The craft magic armor/weapons feats should probably be free once you have a certain number of other craft magic [thing] feats. Something like:
-Armor at 1 because of the "simplicity"of infusing the defensive enhancements into the large structure of the armor.
- Weapons at 2 because the varied knowledge of infusing often complex enchantments into items makes the application of enchantments into weapons without risk of having them accidental backfire on the wielder in ways not designed a simple manner.
Give the actual feats an extra 10% price drop or something if it's taken over just some other craft magical [thing] feats.

Having had a party where the wizard had craft armsand armour and was not afraid to use it.... no, it should cost a feat.


Steel_Wind wrote:
While a Wizard using fabricate can reduce this time to a mere moment, he has to be able to make the Craft Armor Smith roll first before he can make that material out of mithral. That's not a common skill synergy. It will be an exceptionally rare Wizard who will spend their time to learn the ins and outs of being a master armor smith heaving a hammer at the forge, day in and day out. Those individuals are too busy being, you know, a WIZARD. Having to be a 9th level Wizard AND having the discipline to be a professional armor smith is an exceptionally rare combination of talents.

Or he could craft a headband of intelligence containing the craft armor skill. It takes 2 days, 2 000 gp, and a DC 18 Spellcraft check, which he can't fail at all. Then he use it with the Fabricate spell. Then he sells it, effectively using the skill at no cost.

Even without this simple trick, the wizard can craft anything for a moderate skill investment (1 rank +3 class skill + wizard's Int = high bonus), while spellcating-challenged characters can't craft any thing relevant. For the sake of, you know, realism, because a level 10 character is super-heroic, but a game about super-heroes is more realist if their skills are mundane.

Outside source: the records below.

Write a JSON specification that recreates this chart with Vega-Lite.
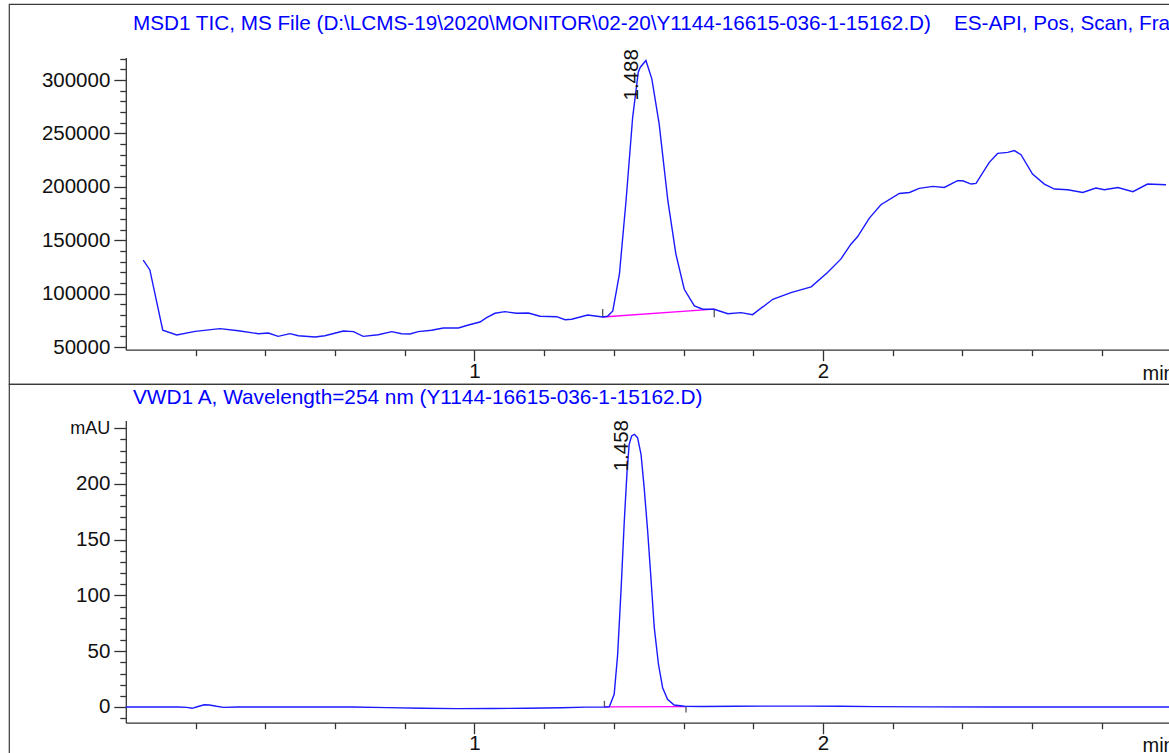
{
  "$schema": "https://vega.github.io/schema/vega-lite/v6.json",
  "padding": {"left": 8, "top": 3, "right": 0, "bottom": 0},
  "autosize": {"type": "pad"},
  "spacing": 0,
  "bounds": "flush",
  "config": {
    "font": "Liberation Sans",
    "view": {"stroke": "#3a3a3a", "strokeWidth": 1.2},
    "axis": {
      "grid": false,
      "domainColor": "#333333",
      "tickColor": "#333333",
      "domainWidth": 1.3,
      "tickWidth": 1.3,
      "labelColor": "#111111",
      "labelFont": "Liberation Sans",
      "labelFontSize": 20.5,
      "labelFlush": false,
      "labelOverlap": false,
      "titleFontWeight": "normal"
    }
  },
  "vconcat": [
    {
      "width": 1165,
      "height": 380,
      "title": {
        "text": "MSD1 TIC, MS File (D:\\LCMS-19\\2020\\MONITOR\\02-20\\Y1144-16615-036-1-15162.D)\u00a0\u00a0\u00a0\u00a0ES-API, Pos, Scan, Frag",
        "anchor": "start",
        "frame": "group",
        "orient": "top",
        "dx": 124,
        "offset": -47,
        "baseline": "alphabetic",
        "color": "#0000ff",
        "fontSize": 20.7,
        "fontWeight": "normal",
        "font": "Liberation Sans"
      },
      "encoding": {
        "x": {
          "field": "t",
          "type": "quantitative",
          "scale": {"domain": [0, 3], "range": [116.8, 1162.6], "nice": false, "zero": false},
          "axis": {
            "title": "min",
            "values": [0.2, 0.4, 0.6, 0.8, 1, 1.2, 1.4, 1.6, 1.8, 2, 2.2, 2.4, 2.6, 2.8],
            "labelExpr": "datum.value == 1 ? '1' : (datum.value == 2 ? '2' : '')",
            "tickSize": {"condition": {"test": "datum.value == 1 || datum.value == 2", "value": 11}, "value": 6},
            "labelBaseline": "alphabetic",
            "labelPadding": 17,
            "offset": -34.3,
            "titleX": 1133,
            "titleY": 30,
            "titleAlign": "left",
            "titleBaseline": "alphabetic",
            "titleFontSize": 20,
            "titleColor": "#111111"
          }
        },
        "y": {
          "field": "v",
          "type": "quantitative",
          "scale": {"domain": [47500, 321000], "range": [345.7, 53.6], "nice": false, "zero": false},
          "axis": {
            "title": null,
            "values": [50000, 60000, 70000, 80000, 90000, 100000, 110000, 120000, 130000, 140000, 150000, 160000, 170000, 180000, 190000, 200000, 210000, 220000, 230000, 240000, 250000, 260000, 270000, 280000, 290000, 300000, 310000, 320000],
            "labelExpr": "datum.value % 50000 == 0 ? format(datum.value, 'd') : ''",
            "tickSize": {"condition": {"test": "datum.value % 50000 == 0", "value": 12}, "value": 6},
            "labelPadding": 4,
            "offset": -116.8
          }
        }
      },
      "layer": [
        {
          "data": {"values": [{"t": 1.368, "v": 78100, "t2": 1.688, "v2": 85400}]},
          "mark": {"type": "rule", "color": "#ff00ff", "strokeWidth": 1.3},
          "encoding": {"x2": {"field": "t2"}, "y2": {"field": "v2"}}
        },
        {
          "data": {"values": [{"t": 1.368, "v": 78100, "v2": 85600}, {"t": 1.688, "v": 85400, "v2": 77900}]},
          "mark": {"type": "rule", "color": "#555555", "strokeWidth": 1.3},
          "encoding": {"y2": {"field": "v2"}}
        },
        {
          "data": {"values": [
            {"t": 0.050, "v": 131300}, {"t": 0.069, "v": 122200}, {"t": 0.106, "v": 65700}, {"t": 0.146, "v": 61300},
            {"t": 0.199, "v": 64700}, {"t": 0.270, "v": 67200}, {"t": 0.323, "v": 65300}, {"t": 0.380, "v": 62500},
            {"t": 0.409, "v": 63100}, {"t": 0.437, "v": 60000}, {"t": 0.471, "v": 62500}, {"t": 0.495, "v": 60600},
            {"t": 0.543, "v": 59400}, {"t": 0.571, "v": 60600}, {"t": 0.624, "v": 65000}, {"t": 0.653, "v": 64400},
            {"t": 0.681, "v": 60000}, {"t": 0.724, "v": 61500}, {"t": 0.763, "v": 64400}, {"t": 0.791, "v": 62500},
            {"t": 0.815, "v": 62200}, {"t": 0.839, "v": 64400}, {"t": 0.877, "v": 65700}, {"t": 0.911, "v": 67800},
            {"t": 0.954, "v": 67800}, {"t": 0.983, "v": 70600}, {"t": 1.016, "v": 73400}, {"t": 1.035, "v": 77500},
            {"t": 1.059, "v": 81600}, {"t": 1.088, "v": 83100}, {"t": 1.121, "v": 81600}, {"t": 1.155, "v": 81900},
            {"t": 1.188, "v": 78800}, {"t": 1.236, "v": 78400}, {"t": 1.260, "v": 75600}, {"t": 1.279, "v": 76000},
            {"t": 1.325, "v": 80000}, {"t": 1.368, "v": 78100}, {"t": 1.382, "v": 78800}, {"t": 1.397, "v": 83800},
            {"t": 1.416, "v": 118200}, {"t": 1.435, "v": 187000}, {"t": 1.454, "v": 265100}, {"t": 1.470, "v": 307300},
            {"t": 1.476, "v": 312000}, {"t": 1.492, "v": 318300}, {"t": 1.509, "v": 301100}, {"t": 1.530, "v": 258900},
            {"t": 1.555, "v": 187000}, {"t": 1.578, "v": 137000}, {"t": 1.602, "v": 104100}, {"t": 1.631, "v": 88500},
            {"t": 1.655, "v": 85400}, {"t": 1.688, "v": 85400}, {"t": 1.727, "v": 81200}, {"t": 1.765, "v": 82200},
            {"t": 1.798, "v": 80300}, {"t": 1.856, "v": 94700}, {"t": 1.908, "v": 100900}, {"t": 1.966, "v": 106300},
            {"t": 2.013, "v": 119700}, {"t": 2.051, "v": 132300}, {"t": 2.080, "v": 146300}, {"t": 2.099, "v": 153200},
            {"t": 2.133, "v": 170700}, {"t": 2.166, "v": 183200}, {"t": 2.219, "v": 193800}, {"t": 2.248, "v": 194700},
            {"t": 2.276, "v": 198500}, {"t": 2.315, "v": 200400}, {"t": 2.348, "v": 199400}, {"t": 2.386, "v": 205700},
            {"t": 2.401, "v": 205700}, {"t": 2.425, "v": 202600}, {"t": 2.439, "v": 203200}, {"t": 2.477, "v": 222900},
            {"t": 2.501, "v": 231300}, {"t": 2.530, "v": 232300}, {"t": 2.549, "v": 233900}, {"t": 2.568, "v": 230100},
            {"t": 2.601, "v": 212000}, {"t": 2.635, "v": 202600}, {"t": 2.664, "v": 197900}, {"t": 2.702, "v": 197300},
            {"t": 2.745, "v": 194700}, {"t": 2.783, "v": 198900}, {"t": 2.807, "v": 197300}, {"t": 2.846, "v": 199400},
            {"t": 2.889, "v": 195400}, {"t": 2.931, "v": 202600}, {"t": 2.984, "v": 202000}
          ]},
          "mark": {"type": "line", "color": "#1a1aff", "strokeWidth": 1.4, "interpolate": "linear"},
          "encoding": {}
        },
        {
          "data": {"values": [{"t": 1.488, "v": 318300, "label": "1.488"}]},
          "mark": {"type": "text", "angle": 270, "align": "left", "baseline": "alphabetic", "dx": -40, "dy": -6.5, "fontSize": 20.5, "color": "#111111", "font": "Liberation Sans"},
          "encoding": {"text": {"field": "label"}}
        }
      ]
    },
    {
      "width": 1165,
      "height": 375,
      "title": {
        "text": "VWD1 A, Wavelength=254 nm (Y1144-16615-036-1-15162.D)",
        "anchor": "start",
        "frame": "group",
        "orient": "top",
        "dx": 124,
        "offset": -41,
        "baseline": "alphabetic",
        "color": "#0000ff",
        "fontSize": 20.8,
        "fontWeight": "normal",
        "font": "Liberation Sans"
      },
      "encoding": {
        "x": {
          "field": "t",
          "type": "quantitative",
          "scale": {"domain": [0, 3], "range": [116.8, 1162.6], "nice": false, "zero": false},
          "axis": {
            "title": "min",
            "values": [0.2, 0.4, 0.6, 0.8, 1, 1.2, 1.4, 1.6, 1.8, 2, 2.2, 2.4, 2.6, 2.8],
            "labelExpr": "datum.value == 1 ? '1' : (datum.value == 2 ? '2' : '')",
            "tickSize": {"condition": {"test": "datum.value == 1 || datum.value == 2", "value": 11}, "value": 6},
            "labelBaseline": "alphabetic",
            "labelPadding": 16,
            "offset": -36.3,
            "titleX": 1133,
            "titleY": 29,
            "titleAlign": "left",
            "titleBaseline": "alphabetic",
            "titleFontSize": 20,
            "titleColor": "#111111"
          }
        },
        "y": {
          "field": "v",
          "type": "quantitative",
          "scale": {"domain": [-14.1, 257], "range": [338.7, 36.4], "nice": false, "zero": false},
          "axis": {
            "title": null,
            "values": [-10, 0, 10, 20, 30, 40, 50, 60, 70, 80, 90, 100, 110, 120, 130, 140, 150, 160, 170, 180, 190, 200, 210, 220, 230, 240, 250],
            "labelExpr": "datum.value == 250 ? 'mAU' : (datum.value % 50 == 0 ? format(datum.value, 'd') : '')",
            "labelFontSize": {"condition": {"test": "datum.value == 250", "value": 18}, "value": 20.5},
            "tickSize": {"condition": {"test": "datum.value % 50 == 0", "value": 12}, "value": 6},
            "labelPadding": 4,
            "offset": -116.8
          }
        }
      },
      "layer": [
        {
          "data": {"values": [{"t": 1.373, "v": 0.1, "t2": 1.607, "v2": 0.3}]},
          "mark": {"type": "rule", "color": "#ff00ff", "strokeWidth": 1.3},
          "encoding": {"x2": {"field": "t2"}, "y2": {"field": "v2"}}
        },
        {
          "data": {"values": [{"t": 1.373, "v": 0.1, "v2": 5.5}, {"t": 1.607, "v": 0.3, "v2": -5}]},
          "mark": {"type": "rule", "color": "#555555", "strokeWidth": 1.3},
          "encoding": {"y2": {"field": "v2"}}
        },
        {
          "data": {"values": [
            {"t": 0.0, "v": 0}, {"t": 0.15, "v": 0}, {"t": 0.175, "v": -0.4}, {"t": 0.19, "v": -1.2},
            {"t": 0.205, "v": 0.2}, {"t": 0.225, "v": 2.0}, {"t": 0.24, "v": 1.8}, {"t": 0.26, "v": 0.6},
            {"t": 0.28, "v": -0.4}, {"t": 0.32, "v": 0}, {"t": 0.65, "v": 0}, {"t": 0.75, "v": -0.6},
            {"t": 0.85, "v": -1.2}, {"t": 0.95, "v": -1.5}, {"t": 1.05, "v": -1.4}, {"t": 1.15, "v": -1.1},
            {"t": 1.25, "v": -0.7}, {"t": 1.32, "v": -0.1}, {"t": 1.373, "v": 0}, {"t": 1.387, "v": 0.2},
            {"t": 1.401, "v": 11.4}, {"t": 1.411, "v": 47.3}, {"t": 1.421, "v": 107}, {"t": 1.430, "v": 166.8},
            {"t": 1.438, "v": 211.7}, {"t": 1.444, "v": 235.6}, {"t": 1.451, "v": 243.0}, {"t": 1.459, "v": 244.5},
            {"t": 1.468, "v": 241.5}, {"t": 1.478, "v": 226.6}, {"t": 1.487, "v": 196.7}, {"t": 1.497, "v": 157.8},
            {"t": 1.507, "v": 113}, {"t": 1.516, "v": 71.1}, {"t": 1.528, "v": 38.3}, {"t": 1.540, "v": 17.3},
            {"t": 1.554, "v": 6.9}, {"t": 1.573, "v": 1.8}, {"t": 1.602, "v": 0.6}, {"t": 1.65, "v": 0.4},
            {"t": 1.75, "v": 0.6}, {"t": 1.85, "v": 0.8}, {"t": 1.95, "v": 0.8}, {"t": 2.05, "v": 0.6},
            {"t": 2.15, "v": 0.3}, {"t": 2.3, "v": 0.1}, {"t": 2.5, "v": 0}, {"t": 3.0, "v": 0}
          ]},
          "mark": {"type": "line", "color": "#1a1aff", "strokeWidth": 1.4, "interpolate": "linear"},
          "encoding": {}
        },
        {
          "data": {"values": [{"t": 1.458, "v": 244.5, "label": "1.458"}]},
          "mark": {"type": "text", "angle": 270, "align": "left", "baseline": "alphabetic", "dx": -37, "dy": -6, "fontSize": 20.5, "color": "#111111", "font": "Liberation Sans"},
          "encoding": {"text": {"field": "label"}}
        }
      ]
    }
  ]
}
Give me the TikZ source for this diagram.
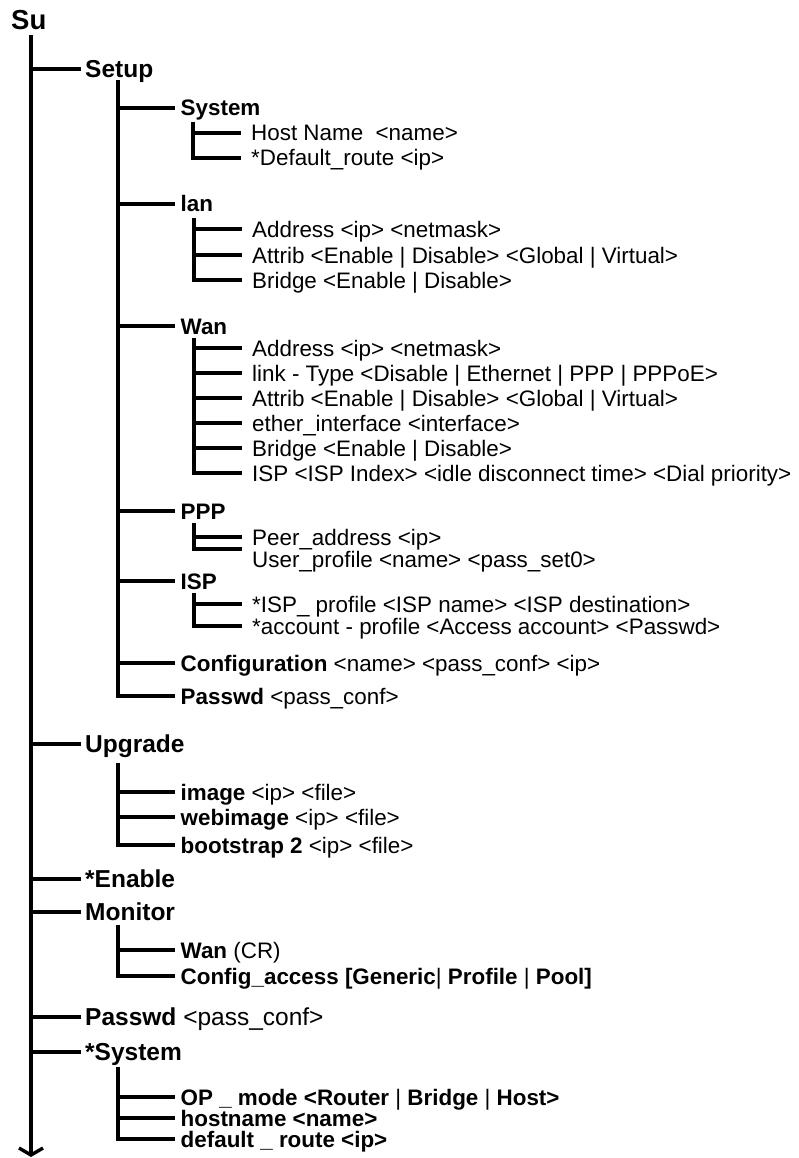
\documentclass[tikz,border=0pt]{standalone}
\usepackage{fontspec}
\setmainfont{Liberation Sans}
\usetikzlibrary{arrows.meta}
\begin{document}
\begin{tikzpicture}[x=1pt,y=-1pt,
  link/.style={line width=3.4pt, line join=miter},
  rootlbl/.style={anchor=west, font=\fontsize{27.5pt}{30pt}\selectfont\bfseries,
    text height=19.7pt, text depth=0pt, inner sep=0pt},
  lone/.style={anchor=west, font=\fontsize{24.5pt}{28pt}\selectfont\bfseries,
    text height=17.5pt, text depth=0pt, inner ysep=0pt, inner xsep=4pt},
  ltwo/.style={anchor=west, font=\fontsize{22.4pt}{26pt}\selectfont,
    text height=16pt, text depth=0pt, inner ysep=0pt, inner xsep=5.5pt},
  lthree/.style={ltwo, inner xsep=10pt}
]
\useasboundingbox (0,0) rectangle (798,1158);
\fill[white] (0,0) rectangle (798,1158);

% root
\node[rootlbl] (su) at (11,20) {Su};
\coordinate (rootT) at (31,35);
\coordinate (rootB) at (31,1157);
\draw[link, -{Straight Barb[length=7pt,width=24pt]}] (rootT) -- (rootB);

% first level
\node[lone] (setup)   at (81,69)   {Setup};
\node[lone] (upgrade) at (81,744)  {Upgrade};
\node[lone] (enable)  at (81,879)  {*Enable};
\node[lone] (monitor) at (81,912)  {Monitor};
\node[lone] (passwd)  at (81,1017) {Passwd {\mdseries <pass\_conf>}};
\node[lone] (xsystem) at (81,1052) {*System};
\foreach \n in {setup,upgrade,enable,monitor,passwd,xsystem}
  \draw[link] (rootT |- \n.west) -- (\n.west);

% Setup
\coordinate (setupT) at (118,80);
\node[ltwo] (ssys)  at (175,108) {\textbf{System}};
\node[ltwo] (slan)  at (175,204) {\textbf{lan}};
\node[ltwo] (swan)  at (175,326) {\textbf{Wan}};
\node[ltwo] (sppp)  at (175,511) {\textbf{PPP}};
\node[ltwo] (sisp)  at (175,581) {\textbf{ISP}};
\node[ltwo] (sconf) at (175,663) {\textbf{Configuration} <name> <pass\_conf> <ip>};
\node[ltwo] (spass) at (175,696) {\textbf{Passwd} <pass\_conf>};
\foreach \n in {ssys,slan,swan,sppp,sisp,sconf}
  \draw[link] (setupT |- \n.west) -- (\n.west);
\draw[link] (setupT) |- (spass.west);

% Setup / System
\coordinate (ssysT) at (193,122);
\node[lthree] (hostn) at (241,133) {Host Name\ \ <name>};
\node[lthree] (defrt) at (241,158) {*Default\_route <ip>};
\draw[link] (ssysT |- hostn.west) -- (hostn.west);
\draw[link] (ssysT) |- (defrt.west);

% Setup / lan
\coordinate (lanT) at (194,218);
\node[lthree] (laddr) at (242,229) {Address <ip> <netmask>};
\node[lthree] (lattr) at (242,255) {Attrib <Enable | Disable> <Global | Virtual>};
\node[lthree] (lbr)   at (242,280) {Bridge <Enable | Disable>};
\foreach \n in {laddr,lattr}
  \draw[link] (lanT |- \n.west) -- (\n.west);
\draw[link] (lanT) |- (lbr.west);

% Setup / Wan
\coordinate (wanT) at (194,338);
\node[lthree] (waddr)  at (242,348) {Address <ip> <netmask>};
\node[lthree] (wlink)  at (242,373) {link - Type <Disable | Ethernet | PPP | PPPoE>};
\node[lthree] (wattr)  at (242,398) {Attrib <Enable | Disable> <Global | Virtual>};
\node[lthree] (wether) at (242,423) {ether\_interface <interface>};
\node[lthree] (wbr)    at (242,448) {Bridge <Enable | Disable>};
\node[lthree] (wisp)   at (242,473) {ISP <ISP Index> <idle disconnect time> <Dial priority>};
\foreach \n in {waddr,wlink,wattr,wether,wbr}
  \draw[link] (wanT |- \n.west) -- (\n.west);
\draw[link] (wanT) |- (wisp.west);

% Setup / PPP
\coordinate (pppT) at (194,523);
\node[lthree] (ppeer) at (242,537) {Peer\_address <ip>};
\node[lthree] (puser) at (242,559) {User\_profile <name> <pass\_set0>};
\draw[link] (pppT |- ppeer.west) -- (ppeer.west);
\draw[link] (pppT) |- ([yshift=10pt]puser.west);

% Setup / ISP
\coordinate (ispT) at (194,593);
\node[lthree] (iprof) at (242,604) {*ISP\_ profile <ISP name> <ISP destination>};
\node[lthree] (iacct) at (242,626) {*account - profile <Access account> <Passwd>};
\draw[link] (ispT |- iprof.west) -- (iprof.west);
\draw[link] (ispT) |- (iacct.west);

% Upgrade
\coordinate (upT) at (118,763);
\node[ltwo] (uimg)  at (175,792) {\textbf{image} <ip> <file>};
\node[ltwo] (uweb)  at (175,817) {\textbf{webimage} <ip> <file>};
\node[ltwo] (uboot) at (175,845) {\textbf{bootstrap 2} <ip> <file>};
\foreach \n in {uimg,uweb}
  \draw[link] (upT |- \n.west) -- (\n.west);
\draw[link] (upT) |- (uboot.west);

% Monitor
\coordinate (monT) at (118,925);
\node[ltwo] (mwan) at (175,950) {\textbf{Wan} (CR)};
\node[ltwo] (mcfg) at (175,976) {\textbf{Config\_access [Generic}| \textbf{Profile} | \textbf{Pool]}};
\draw[link] (monT |- mwan.west) -- (mwan.west);
\draw[link] (monT) |- (mcfg.west);

% *System
\coordinate (sysT) at (118,1067);
\node[ltwo] (sop)   at (175,1097) {\textbf{OP \_ mode <Router} | \textbf{Bridge} | \textbf{Host>}};
\node[ltwo] (shost) at (175,1118) {\textbf{hostname <name>}};
\node[ltwo] (sdef)  at (175,1139) {\textbf{default \_ route <ip>}};
\foreach \n in {sop,shost}
  \draw[link] (sysT |- \n.west) -- (\n.west);
\draw[link] (sysT) |- (sdef.west);
\end{tikzpicture}
\end{document}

It sucks to be spellcasting-challenged in Golarion.


Dragonchess Player wrote:
There's nothing preventing any 7th level non-spellcasting character (Master Craftsman at 5th, Craft Magic Arms and Armor at 7th) from making magic armor or weapons; granted, to be able to make both magic armor and weapons requires taking Master Craftsman twice (once each for Craft (Armor) and Craft (Weapons) skills).

you can't take master craftman twice.


We use a houseruled system, which unfortunately I am not able to tell cause our GM calculates it in his head. He says it is keeping to the book, but he comes to totally different times. Like a few weeks or a month at maximum for an Adamantine Armor.

Maybe fixed values for the most common stuff like armors and weapons would be nice. No calculations and discussions.

Perhaps something like:
2 weeks for light armor
3 weeks for medium armor
1 month for heavy armor
For every point your craft check (taking 10) exceeds the DC you can subtract one day from the whole process. Minimum it takes is 8 hours (1 day). You make only 1 craft check for the whole thing.
And similar tables for weapons, etc...

Also just a small note. Why are we talking about wizards only here (well almost)? A cleric with the artifice domain has access to fabricate as well and wears armor himself.
Makes sense that they would also train their craft skills.